D’autres acteurs du marché se montrent sans illusion. « Les arbitrages avec de tels leviers vont continuer sans risque de perte car, en cas de stress, la Fed interviendra, comme cela a déjà été le cas en 2020, pour éviter une dislocation sur les obligations d’Etat », estime un gérant. Tant mieux pour les hedge funds et leurs investisseurs, et tant pis pour ceux qui croyaient que « l’aléa moral » avait disparu à la suite de la régulation post-crise financière de 2008. ■

Le trading de base, un arbitrage à gros volumes

Le trading de base consiste à arbitrer les futures avec leur sous-jacent.
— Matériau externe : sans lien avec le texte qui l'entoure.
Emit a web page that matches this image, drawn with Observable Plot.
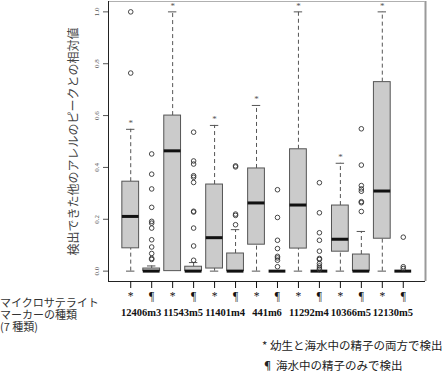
<!DOCTYPE html>
<html><head><meta charset="utf-8">
<script src="https://cdn.jsdelivr.net/npm/d3@7"></script>
<script src="https://cdn.jsdelivr.net/npm/@observablehq/plot@0.6"></script>
<style>
body{margin:0;background:#fff;}
#wrap{position:relative;width:445px;height:374px;overflow:hidden;}
.jp{font-family:"Noto Sans CJK JP","Noto Sans",sans-serif;}
#left{position:absolute;left:0;top:296px;font-size:11px;line-height:12px;color:#333;white-space:nowrap;}
#left div{height:12px;}
#legend{position:absolute;left:262px;top:335px;font-size:11.5px;line-height:20px;color:#222;white-space:nowrap;}
</style></head><body><div id="wrap"></div>
<script>
// ---- data ----
const markers = ["12406m3","11543m5","11401m4","441m6","11292m4","10366m5","12130m5"];
const types = ["*","¶"];
// 14 boxes in order: marker1 *, marker1 ¶, marker2 *, ...
const whiskerLow  = [0,0,0,0,0,0,0,0,0,0,0,0,0,0];
const q1          = [0.088,0,0,0,0.010,0,0.102,0,0.087,0,0.075,0,0.125,0];
const median      = [0.211,0,0.464,0,0.129,0,0.263,0,0.255,0,0.123,0,0.309,0];
const q3          = [0.345,0.010,0.600,0.017,0.334,0.068,0.396,0,0.470,0,0.253,0.064,0.729,0];
const whiskerHigh = [0.547,0.020,1.0,0.033,0.562,0.160,0.639,0,1.0,0,0.416,0.153,1.0,0];
const outliers = [
  [1.0,0.764],
  [0.452,0.374,0.317,0.246,0.192,0.185,0.166,0.121,0.093,0.068,0.049,0.045],
  [],
  [0.536,0.425,0.413,0.368,0.362,0.342,0.231,0.228,0.166,0.097,0.042],
  [],
  [0.406,0.402,0.220,0.215,0.179],
  [],
  [0.314,0.207,0.119,0.087,0.057,0.051,0.042,0.017],
  [],
  [0.341,0.225,0.148,0.119,0.077,0.049,0.045,0.029,0.020,0.012,0.006],
  [],
  [0.549,0.409,0.330,0.317,0.308,0.268,0.264,0.230],
  [],
  [0.131,0.017,0.010]
];
const yTicks = [0,0.2,0.4,0.6,0.8,1.0];
const yTitle = "検出できた他のアレルのピークとの相対値";
const leftLines = ["マイクロサテライト","マーカーの種類","(7 種類)"];
const legendLines = ["* 幼生と海水中の精子の両方で検出","¶ 海水中の精子のみで検出"];

// ---- build tables ----
const boxes = markers.flatMap((m,i)=>types.map((t,j)=>{
  const k = 2*i+j;
  return {marker:m,type:t,pos:k+1,lo:whiskerLow[k],q1:q1[k],med:median[k],q3:q3[k],hi:whiskerHigh[k]};
}));
const outRows = boxes.flatMap((b,k)=>outliers[k].map(v=>({pos:b.pos,v})));
const xDom = [-0.06, 15.06];
const yDom = [-0.04, 1.04];
const boxGray = "#555";

const chart = Plot.plot({
  width:445, height:374,
  marginLeft:108, marginRight:20, marginTop:1, marginBottom:93,
  x:{domain:xDom},
  y:{domain:yDom},
  style:{background:"white", fontFamily:"'Liberation Serif','Times New Roman',serif", overflow:"visible"},
  marks:[
    Plot.ruleX([xDom[1]],{stroke:"#9a9a9a",strokeWidth:2}),
    Plot.ruleY([yDom[1]],{stroke:"#b0b0b0",strokeWidth:1}),
    Plot.ruleX([xDom[0]],{stroke:"#222"}),
    Plot.ruleY([yDom[0]],{stroke:"#222"}),
    // whiskers
    Plot.ruleX(boxes.filter(d=>d.hi>d.q3),{x:"pos",y1:"q3",y2:"hi",stroke:boxGray,strokeDasharray:"4,3"}),
    Plot.ruleX(boxes.filter(d=>d.lo<d.q1),{x:"pos",y1:"lo",y2:"q1",stroke:boxGray,strokeDasharray:"4,3"}),
    Plot.ruleY(boxes.filter(d=>d.hi>d.q3),{x1:d=>d.pos-0.2,x2:d=>d.pos+0.2,y:"hi",stroke:boxGray}),
    Plot.ruleY(boxes.filter(d=>d.lo<d.q1),{x1:d=>d.pos-0.2,x2:d=>d.pos+0.2,y:"lo",stroke:boxGray}),
    // boxes
    Plot.rect(boxes.filter(d=>d.q3>d.q1),{x1:d=>d.pos-0.4,x2:d=>d.pos+0.4,y1:"q1",y2:"q3",fill:"#cbcbcb",stroke:boxGray,strokeWidth:1}),
    Plot.ruleY(boxes,{x1:d=>d.pos-0.4,x2:d=>d.pos+0.4,y:"med",stroke:"#111",strokeWidth:3}),
    // outliers
    Plot.dot(outRows,{x:"pos",y:"v",r:2.3,stroke:"#333",strokeWidth:0.9,fill:"none"}),
    // asterisks above whiskers
    Plot.text(boxes.filter(d=>d.type==="*"),{x:"pos",y:"hi",text:"type",dy:-6,fontSize:9,fill:"#555"}),
    // axes
    Plot.axisY({ticks:yTicks,tickFormat:d3.format(".1f"),tickSize:5,tickRotate:-90,tickPadding:5,fontSize:7,label:null,color:"#555"}),
    Plot.axisX({ticks:boxes.map(d=>d.pos),tickFormat:p=>boxes[p-1].type,tickSize:7,tickPadding:3,fontSize:11.5,label:null,color:"#111"}),
    // marker names
    Plot.text(markers,{x:(d,i)=>2*i+1.5,frameAnchor:"bottom",dy:34,text:d=>d,fontSize:10.5,fontWeight:"bold",fill:"#111"}),
    // y title
    Plot.text([yTitle],{frameAnchor:"left",textAnchor:"middle",rotate:-90,dx:-34,text:d=>d,fontSize:12,fill:"#444",fontFamily:"'Noto Sans CJK JP',sans-serif"})
  ]
});
const wrap = document.getElementById("wrap");
wrap.appendChild(chart);
const left = document.createElement("div");
left.id="left"; left.className="jp";
left.innerHTML = leftLines.map(s=>`<div>${s}</div>`).join("");
wrap.appendChild(left);
const leg = document.createElement("div");
leg.id="legend"; leg.className="jp";
leg.innerHTML = legendLines.map(s=>`<div>${s}</div>`).join("");
wrap.appendChild(leg);
</script></body></html>
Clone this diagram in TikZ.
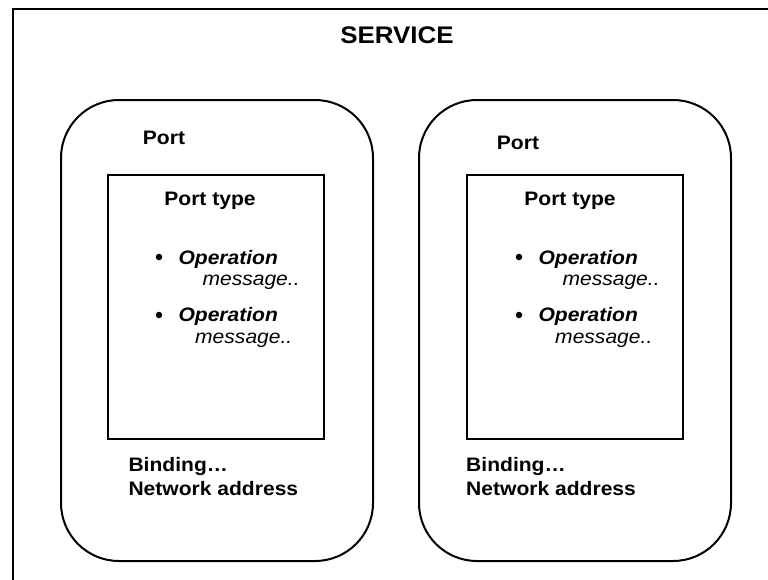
\documentclass[tikz,border=0pt]{standalone}
\usepackage{fontspec}
\setmainfont[FakeStretch=1.08]{Liberation Sans}
\usetikzlibrary{positioning}

\tikzset{
  portbox/.style={draw, line width=2pt, rounded corners=58pt, minimum width=312pt, minimum height=461pt, inner sep=0pt},
  typebox/.style={draw, line width=1.3pt, minimum width=216pt, minimum height=264pt, inner sep=0pt},
  txt/.style={inner sep=0pt, anchor=base west, font=\fontsize{19.5}{23}\selectfont},
  btxt/.style={txt, font=\fontsize{19.5}{23}\selectfont\bfseries},
  optxt/.style={txt, font=\fontsize{19.5}{23}\selectfont\bfseries\itshape},
  msgtxt/.style={txt, font=\fontsize{19.5}{23}\selectfont\itshape},
  dot/.style={circle, fill, inner sep=0pt, minimum size=6.5pt}
}

\begin{document}
\begin{tikzpicture}[x=1pt, y=-1pt]

\clip (0,0) rectangle (768,579);

% service frame (right and bottom edges lie outside the picture)
\draw [line width=1.5pt] (13,9) rectangle (800,620);
\node [btxt, anchor=base, font=\fontsize{24}{28}\selectfont\bfseries] (service) at (397,43.3) {SERVICE};

% left port
\node [portbox] (port1) at (217,330.5) {};
\node [typebox] (type1) at (216,307) {};
\node [btxt] (portlbl1) at (142.7,144.3) {Port};
\node [btxt, anchor=base] (typelbl1) at (210,205) {Port type};
\node [dot] (b11) at (159,257) {};
\node [optxt] (op11) at (178.3,264) {Operation};
\node [msgtxt] (msg11) at (202.3,285.5) {message..};
\node [dot] (b12) at (159,315) {};
\node [optxt] (op12) at (178.3,321.7) {Operation};
\node [msgtxt] (msg12) at (195,343) {message..};
\node [btxt] (bind1) at (128.3,471.7) {Binding…};
\node [btxt] (addr1) at (128.3,495) {Network address};

% right port
\node [portbox] (port2) at (575,330.5) {};
\node [typebox] (type2) at (575,307) {};
\node [btxt] (portlbl2) at (496.7,149) {Port};
\node [btxt, anchor=base] (typelbl2) at (570,205) {Port type};
\node [dot] (b21) at (519,257) {};
\node [optxt] (op21) at (538.3,264) {Operation};
\node [msgtxt] (msg21) at (562.3,285.5) {message..};
\node [dot] (b22) at (519,315) {};
\node [optxt] (op22) at (538.3,321.7) {Operation};
\node [msgtxt] (msg22) at (555,343) {message..};
\node [btxt] (bind2) at (466,471.7) {Binding…};
\node [btxt] (addr2) at (466,495) {Network address};

\end{tikzpicture}
\end{document}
Il existe sur toutes les classes d’actifs (indices boursiers, obligations, matières premières et même bitcoin). Le portage de cet arbitrage à la maturité du contrat future élimine théoriquement tout risque de perte, mais le basis trade est dépendant de sa valeur marché s’il doit être débouclé avant son terme, et porte un risque de livraison à l’échéance. Un trader rappelle qu’« en 2020, le prix du contrat à terme sur le pétrole est devenu négatif à son échéance faute de capacité de stockage pour livrer le sous-jacent ».

Les marges sur ce type d’arbitrage étant très faibles, selon la classe d’actifs sous-jacents, une ou plusieurs de ces conditions sont nécessaires pour l’exécuter : avoir accès à un maximum de flux et de contreparties ; disposer des accès aux marchés des sous-jacents et des produits dérivés qui y sont associés avec la latence la plus faible possible (elle se compte en centièmes de seconde) ; et, enfin, avoir conçu des algorithmes de prise de décision de trading et de couverture très performants.